By Lucy Komisar
A woman‘s body stained with blood is on the ground. The maid (a terrific Hannah McClean) in white cap, black dress and stockings, arrives with bloodied hands and apron and holding a knife. Backtrack to see how this scene developed. Author Madeline Gould and director Madelaine Moore keep you on the edge of your seat.
The Lady was screaming at the maid that she‘d lost an expensive watch. The maid recalls, “She‘s telling me to empty my pockets. I don‘t want to, it‘s a privacy thing. She calls me thief. Says I‘ve hidden it in my bra, tells to take my uniform off. She grabs my blouse collar.”
Then, “We end up on bed, she is on top, she hits me in the head, her knees are on my chest, I reach behind for a letter opener.”
Be nice to people who are in customer service.
“I said to myself the first person to fuck with me they‘re going to get it.”

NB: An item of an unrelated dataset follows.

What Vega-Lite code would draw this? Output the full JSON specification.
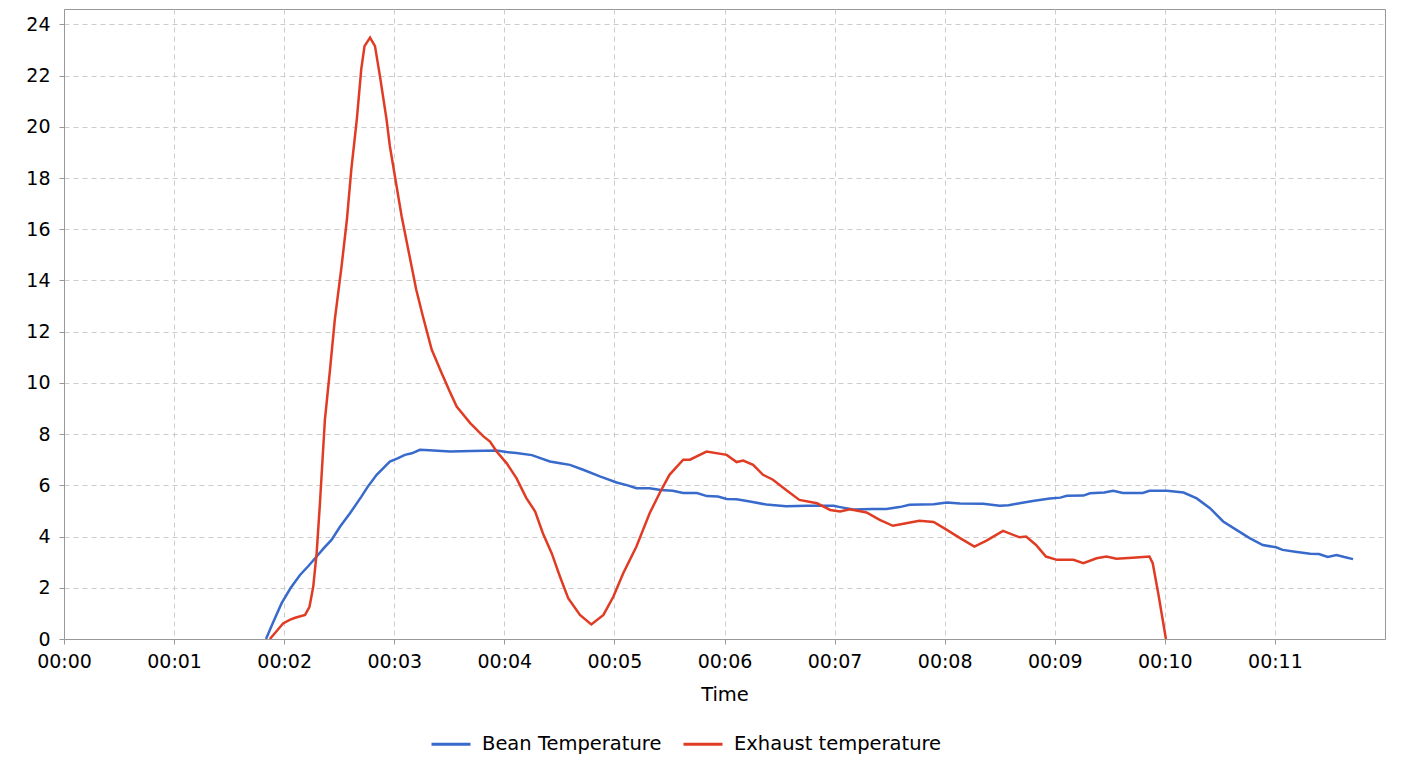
{
  "$schema": "https://vega.github.io/schema/vega-lite/v6.json",
  "width": 1321,
  "height": 630,
  "autosize": {"type": "none"},
  "padding": {"left": 64, "top": 9, "right": 17, "bottom": 145},
  "background": "white",
  "data": {
    "values": [
      {"t": 1.835, "v": 0, "s": "Bean Temperature"},
      {"t": 1.9, "v": 0.65, "s": "Bean Temperature"},
      {"t": 1.977, "v": 1.4, "s": "Bean Temperature"},
      {"t": 2.06, "v": 2.0, "s": "Bean Temperature"},
      {"t": 2.144, "v": 2.5, "s": "Bean Temperature"},
      {"t": 2.22, "v": 2.85, "s": "Bean Temperature"},
      {"t": 2.295, "v": 3.22, "s": "Bean Temperature"},
      {"t": 2.36, "v": 3.55, "s": "Bean Temperature"},
      {"t": 2.43, "v": 3.87, "s": "Bean Temperature"},
      {"t": 2.51, "v": 4.4, "s": "Bean Temperature"},
      {"t": 2.598, "v": 4.91, "s": "Bean Temperature"},
      {"t": 2.7, "v": 5.55, "s": "Bean Temperature"},
      {"t": 2.76, "v": 5.95, "s": "Bean Temperature"},
      {"t": 2.84, "v": 6.41, "s": "Bean Temperature"},
      {"t": 2.96, "v": 6.93, "s": "Bean Temperature"},
      {"t": 3.03, "v": 7.05, "s": "Bean Temperature"},
      {"t": 3.097, "v": 7.19, "s": "Bean Temperature"},
      {"t": 3.16, "v": 7.25, "s": "Bean Temperature"},
      {"t": 3.233, "v": 7.39, "s": "Bean Temperature"},
      {"t": 3.32, "v": 7.37, "s": "Bean Temperature"},
      {"t": 3.506, "v": 7.32, "s": "Bean Temperature"},
      {"t": 3.7, "v": 7.34, "s": "Bean Temperature"},
      {"t": 3.93, "v": 7.36, "s": "Bean Temperature"},
      {"t": 4.02, "v": 7.3, "s": "Bean Temperature"},
      {"t": 4.11, "v": 7.26, "s": "Bean Temperature"},
      {"t": 4.25, "v": 7.18, "s": "Bean Temperature"},
      {"t": 4.414, "v": 6.93, "s": "Bean Temperature"},
      {"t": 4.52, "v": 6.85, "s": "Bean Temperature"},
      {"t": 4.596, "v": 6.8, "s": "Bean Temperature"},
      {"t": 4.716, "v": 6.61, "s": "Bean Temperature"},
      {"t": 4.868, "v": 6.35, "s": "Bean Temperature"},
      {"t": 5.02, "v": 6.11, "s": "Bean Temperature"},
      {"t": 5.12, "v": 6.0, "s": "Bean Temperature"},
      {"t": 5.2, "v": 5.89, "s": "Bean Temperature"},
      {"t": 5.32, "v": 5.89, "s": "Bean Temperature"},
      {"t": 5.42, "v": 5.82, "s": "Bean Temperature"},
      {"t": 5.53, "v": 5.79, "s": "Bean Temperature"},
      {"t": 5.625, "v": 5.7, "s": "Bean Temperature"},
      {"t": 5.75, "v": 5.7, "s": "Bean Temperature"},
      {"t": 5.84, "v": 5.58, "s": "Bean Temperature"},
      {"t": 5.94, "v": 5.56, "s": "Bean Temperature"},
      {"t": 6.02, "v": 5.47, "s": "Bean Temperature"},
      {"t": 6.11, "v": 5.46, "s": "Bean Temperature"},
      {"t": 6.23, "v": 5.37, "s": "Bean Temperature"},
      {"t": 6.38, "v": 5.25, "s": "Bean Temperature"},
      {"t": 6.56, "v": 5.18, "s": "Bean Temperature"},
      {"t": 6.75, "v": 5.2, "s": "Bean Temperature"},
      {"t": 6.99, "v": 5.2, "s": "Bean Temperature"},
      {"t": 7.05, "v": 5.15, "s": "Bean Temperature"},
      {"t": 7.17, "v": 5.06, "s": "Bean Temperature"},
      {"t": 7.35, "v": 5.08, "s": "Bean Temperature"},
      {"t": 7.47, "v": 5.08, "s": "Bean Temperature"},
      {"t": 7.59, "v": 5.15, "s": "Bean Temperature"},
      {"t": 7.68, "v": 5.24, "s": "Bean Temperature"},
      {"t": 7.9, "v": 5.26, "s": "Bean Temperature"},
      {"t": 8.02, "v": 5.33, "s": "Bean Temperature"},
      {"t": 8.14, "v": 5.29, "s": "Bean Temperature"},
      {"t": 8.35, "v": 5.28, "s": "Bean Temperature"},
      {"t": 8.5, "v": 5.2, "s": "Bean Temperature"},
      {"t": 8.58, "v": 5.22, "s": "Bean Temperature"},
      {"t": 8.68, "v": 5.3, "s": "Bean Temperature"},
      {"t": 8.8, "v": 5.39, "s": "Bean Temperature"},
      {"t": 8.955, "v": 5.49, "s": "Bean Temperature"},
      {"t": 9.05, "v": 5.52, "s": "Bean Temperature"},
      {"t": 9.11, "v": 5.59, "s": "Bean Temperature"},
      {"t": 9.26, "v": 5.6, "s": "Bean Temperature"},
      {"t": 9.32, "v": 5.69, "s": "Bean Temperature"},
      {"t": 9.45, "v": 5.72, "s": "Bean Temperature"},
      {"t": 9.53, "v": 5.79, "s": "Bean Temperature"},
      {"t": 9.62, "v": 5.7, "s": "Bean Temperature"},
      {"t": 9.8, "v": 5.7, "s": "Bean Temperature"},
      {"t": 9.86, "v": 5.79, "s": "Bean Temperature"},
      {"t": 10.02, "v": 5.79, "s": "Bean Temperature"},
      {"t": 10.17, "v": 5.72, "s": "Bean Temperature"},
      {"t": 10.29, "v": 5.49, "s": "Bean Temperature"},
      {"t": 10.41, "v": 5.11, "s": "Bean Temperature"},
      {"t": 10.53, "v": 4.59, "s": "Bean Temperature"},
      {"t": 10.65, "v": 4.26, "s": "Bean Temperature"},
      {"t": 10.77, "v": 3.94, "s": "Bean Temperature"},
      {"t": 10.89, "v": 3.67, "s": "Bean Temperature"},
      {"t": 11.01, "v": 3.58, "s": "Bean Temperature"},
      {"t": 11.07, "v": 3.48, "s": "Bean Temperature"},
      {"t": 11.2, "v": 3.4, "s": "Bean Temperature"},
      {"t": 11.32, "v": 3.33, "s": "Bean Temperature"},
      {"t": 11.4, "v": 3.32, "s": "Bean Temperature"},
      {"t": 11.48, "v": 3.2, "s": "Bean Temperature"},
      {"t": 11.56, "v": 3.28, "s": "Bean Temperature"},
      {"t": 11.63, "v": 3.2, "s": "Bean Temperature"},
      {"t": 11.71, "v": 3.12, "s": "Bean Temperature"},
      {"t": 1.87, "v": 0, "s": "Exhaust temperature"},
      {"t": 1.94, "v": 0.35, "s": "Exhaust temperature"},
      {"t": 1.99, "v": 0.61, "s": "Exhaust temperature"},
      {"t": 2.05, "v": 0.75, "s": "Exhaust temperature"},
      {"t": 2.1, "v": 0.83, "s": "Exhaust temperature"},
      {"t": 2.19, "v": 0.94, "s": "Exhaust temperature"},
      {"t": 2.23, "v": 1.26, "s": "Exhaust temperature"},
      {"t": 2.264, "v": 2.04, "s": "Exhaust temperature"},
      {"t": 2.295, "v": 3.35, "s": "Exhaust temperature"},
      {"t": 2.325, "v": 5.3, "s": "Exhaust temperature"},
      {"t": 2.37, "v": 8.56, "s": "Exhaust temperature"},
      {"t": 2.416, "v": 10.5, "s": "Exhaust temperature"},
      {"t": 2.46, "v": 12.47, "s": "Exhaust temperature"},
      {"t": 2.52, "v": 14.5, "s": "Exhaust temperature"},
      {"t": 2.57, "v": 16.38, "s": "Exhaust temperature"},
      {"t": 2.61, "v": 18.34, "s": "Exhaust temperature"},
      {"t": 2.66, "v": 20.29, "s": "Exhaust temperature"},
      {"t": 2.7, "v": 22.24, "s": "Exhaust temperature"},
      {"t": 2.73, "v": 23.15, "s": "Exhaust temperature"},
      {"t": 2.78, "v": 23.48, "s": "Exhaust temperature"},
      {"t": 2.825, "v": 23.15, "s": "Exhaust temperature"},
      {"t": 2.87, "v": 21.98, "s": "Exhaust temperature"},
      {"t": 2.93, "v": 20.29, "s": "Exhaust temperature"},
      {"t": 2.96, "v": 19.25, "s": "Exhaust temperature"},
      {"t": 3.006, "v": 18.07, "s": "Exhaust temperature"},
      {"t": 3.067, "v": 16.51, "s": "Exhaust temperature"},
      {"t": 3.127, "v": 15.21, "s": "Exhaust temperature"},
      {"t": 3.2, "v": 13.64, "s": "Exhaust temperature"},
      {"t": 3.26, "v": 12.6, "s": "Exhaust temperature"},
      {"t": 3.34, "v": 11.3, "s": "Exhaust temperature"},
      {"t": 3.43, "v": 10.39, "s": "Exhaust temperature"},
      {"t": 3.5, "v": 9.7, "s": "Exhaust temperature"},
      {"t": 3.567, "v": 9.08, "s": "Exhaust temperature"},
      {"t": 3.69, "v": 8.43, "s": "Exhaust temperature"},
      {"t": 3.81, "v": 7.91, "s": "Exhaust temperature"},
      {"t": 3.87, "v": 7.71, "s": "Exhaust temperature"},
      {"t": 3.93, "v": 7.32, "s": "Exhaust temperature"},
      {"t": 4.02, "v": 6.87, "s": "Exhaust temperature"},
      {"t": 4.11, "v": 6.28, "s": "Exhaust temperature"},
      {"t": 4.2, "v": 5.5, "s": "Exhaust temperature"},
      {"t": 4.28, "v": 4.98, "s": "Exhaust temperature"},
      {"t": 4.35, "v": 4.13, "s": "Exhaust temperature"},
      {"t": 4.43, "v": 3.35, "s": "Exhaust temperature"},
      {"t": 4.505, "v": 2.44, "s": "Exhaust temperature"},
      {"t": 4.58, "v": 1.59, "s": "Exhaust temperature"},
      {"t": 4.687, "v": 0.94, "s": "Exhaust temperature"},
      {"t": 4.79, "v": 0.57, "s": "Exhaust temperature"},
      {"t": 4.9, "v": 0.94, "s": "Exhaust temperature"},
      {"t": 4.99, "v": 1.65, "s": "Exhaust temperature"},
      {"t": 5.08, "v": 2.57, "s": "Exhaust temperature"},
      {"t": 5.2, "v": 3.61, "s": "Exhaust temperature"},
      {"t": 5.32, "v": 4.91, "s": "Exhaust temperature"},
      {"t": 5.41, "v": 5.69, "s": "Exhaust temperature"},
      {"t": 5.5, "v": 6.41, "s": "Exhaust temperature"},
      {"t": 5.625, "v": 7.0, "s": "Exhaust temperature"},
      {"t": 5.686, "v": 7.0, "s": "Exhaust temperature"},
      {"t": 5.837, "v": 7.32, "s": "Exhaust temperature"},
      {"t": 6.02, "v": 7.19, "s": "Exhaust temperature"},
      {"t": 6.11, "v": 6.91, "s": "Exhaust temperature"},
      {"t": 6.17, "v": 6.97, "s": "Exhaust temperature"},
      {"t": 6.26, "v": 6.8, "s": "Exhaust temperature"},
      {"t": 6.35, "v": 6.41, "s": "Exhaust temperature"},
      {"t": 6.44, "v": 6.22, "s": "Exhaust temperature"},
      {"t": 6.56, "v": 5.82, "s": "Exhaust temperature"},
      {"t": 6.68, "v": 5.43, "s": "Exhaust temperature"},
      {"t": 6.84, "v": 5.3, "s": "Exhaust temperature"},
      {"t": 6.96, "v": 5.04, "s": "Exhaust temperature"},
      {"t": 7.05, "v": 4.98, "s": "Exhaust temperature"},
      {"t": 7.14, "v": 5.07, "s": "Exhaust temperature"},
      {"t": 7.29, "v": 4.94, "s": "Exhaust temperature"},
      {"t": 7.41, "v": 4.65, "s": "Exhaust temperature"},
      {"t": 7.53, "v": 4.42, "s": "Exhaust temperature"},
      {"t": 7.65, "v": 4.52, "s": "Exhaust temperature"},
      {"t": 7.77, "v": 4.62, "s": "Exhaust temperature"},
      {"t": 7.9, "v": 4.57, "s": "Exhaust temperature"},
      {"t": 8.02, "v": 4.26, "s": "Exhaust temperature"},
      {"t": 8.14, "v": 3.94, "s": "Exhaust temperature"},
      {"t": 8.27, "v": 3.61, "s": "Exhaust temperature"},
      {"t": 8.38, "v": 3.84, "s": "Exhaust temperature"},
      {"t": 8.53, "v": 4.22, "s": "Exhaust temperature"},
      {"t": 8.68, "v": 3.97, "s": "Exhaust temperature"},
      {"t": 8.74, "v": 4.0, "s": "Exhaust temperature"},
      {"t": 8.83, "v": 3.67, "s": "Exhaust temperature"},
      {"t": 8.92, "v": 3.22, "s": "Exhaust temperature"},
      {"t": 9.02, "v": 3.09, "s": "Exhaust temperature"},
      {"t": 9.17, "v": 3.09, "s": "Exhaust temperature"},
      {"t": 9.26, "v": 2.96, "s": "Exhaust temperature"},
      {"t": 9.38, "v": 3.15, "s": "Exhaust temperature"},
      {"t": 9.47, "v": 3.22, "s": "Exhaust temperature"},
      {"t": 9.56, "v": 3.13, "s": "Exhaust temperature"},
      {"t": 9.74, "v": 3.18, "s": "Exhaust temperature"},
      {"t": 9.86, "v": 3.22, "s": "Exhaust temperature"},
      {"t": 9.89, "v": 2.96, "s": "Exhaust temperature"},
      {"t": 9.94, "v": 1.79, "s": "Exhaust temperature"},
      {"t": 10.01, "v": 0, "s": "Exhaust temperature"}
    ]
  },
  "mark": {"type": "line", "strokeWidth": 2.5, "interpolate": "linear", "clip": true},
  "encoding": {
    "x": {
      "field": "t",
      "type": "quantitative",
      "title": "Time",
      "scale": {"domain": [0, 12], "nice": false, "zero": false},
      "axis": {
        "values": [0, 1, 2, 3, 4, 5, 6, 7, 8, 9, 10, 11],
        "labelExpr": "datum.value < 10 ? '00:0' + datum.value : '00:' + datum.value",
        "labelFlush": false,
        "labelPadding": 8,
        "titlePadding": 14
      }
    },
    "y": {
      "field": "v",
      "type": "quantitative",
      "title": null,
      "scale": {"domain": [0, 24.6], "nice": false},
      "axis": {"values": [0, 2, 4, 6, 8, 10, 12, 14, 16, 18, 20, 22, 24], "labelPadding": 9}
    },
    "color": {
      "field": "s",
      "type": "nominal",
      "title": null,
      "scale": {
        "domain": ["Bean Temperature", "Exhaust temperature"],
        "range": ["#386acc", "#e03c24"]
      },
      "legend": {
        "orient": "none",
        "legendX": 366,
        "legendY": 714,
        "direction": "horizontal",
        "symbolType": "stroke",
        "symbolSize": 1521,
        "symbolStrokeWidth": 3,
        "labelFontSize": 19.5,
        "labelColor": "black",
        "labelLimit": 400,
        "labelOffset": 10,
        "columnPadding": 15
      }
    }
  },
  "config": {
    "font": "DejaVu Sans",
    "view": {"stroke": "#999999", "strokeWidth": 1},
    "axis": {
      "labelFontSize": 19,
      "labelColor": "black",
      "titleFontSize": 19.5,
      "titleFontWeight": "normal",
      "titleColor": "black",
      "grid": true,
      "gridColor": "#cccccc",
      "gridDash": [5, 4],
      "gridWidth": 1,
      "domainColor": "#999999",
      "tickColor": "#999999",
      "tickSize": 5
    }
  }
}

And, “She is screaming, I say fuck it, she was waiting for it. I‘m the victim there.”
And then, a bit of the “MeToo” movement.
She says, “We get a key to every room. Guys with cocks coming out of dressing rooms. But I want to keep my job.”
She is cool outside but furious inside, near hysterical but also calculating. This is a woman who reads books, goes to the cinema, even pretends to read the party manifestos at the general election. But she snaps at the way she is treated by a rich hotel patron.
Her advice is don‘t let them see anger or darkness. Turn your victim into a deviant. Exercise revenge. Feign mental illness. But then she says, “You‘re exchanging one institution for another.”
Ah, do the workers ever really win? A riveting play.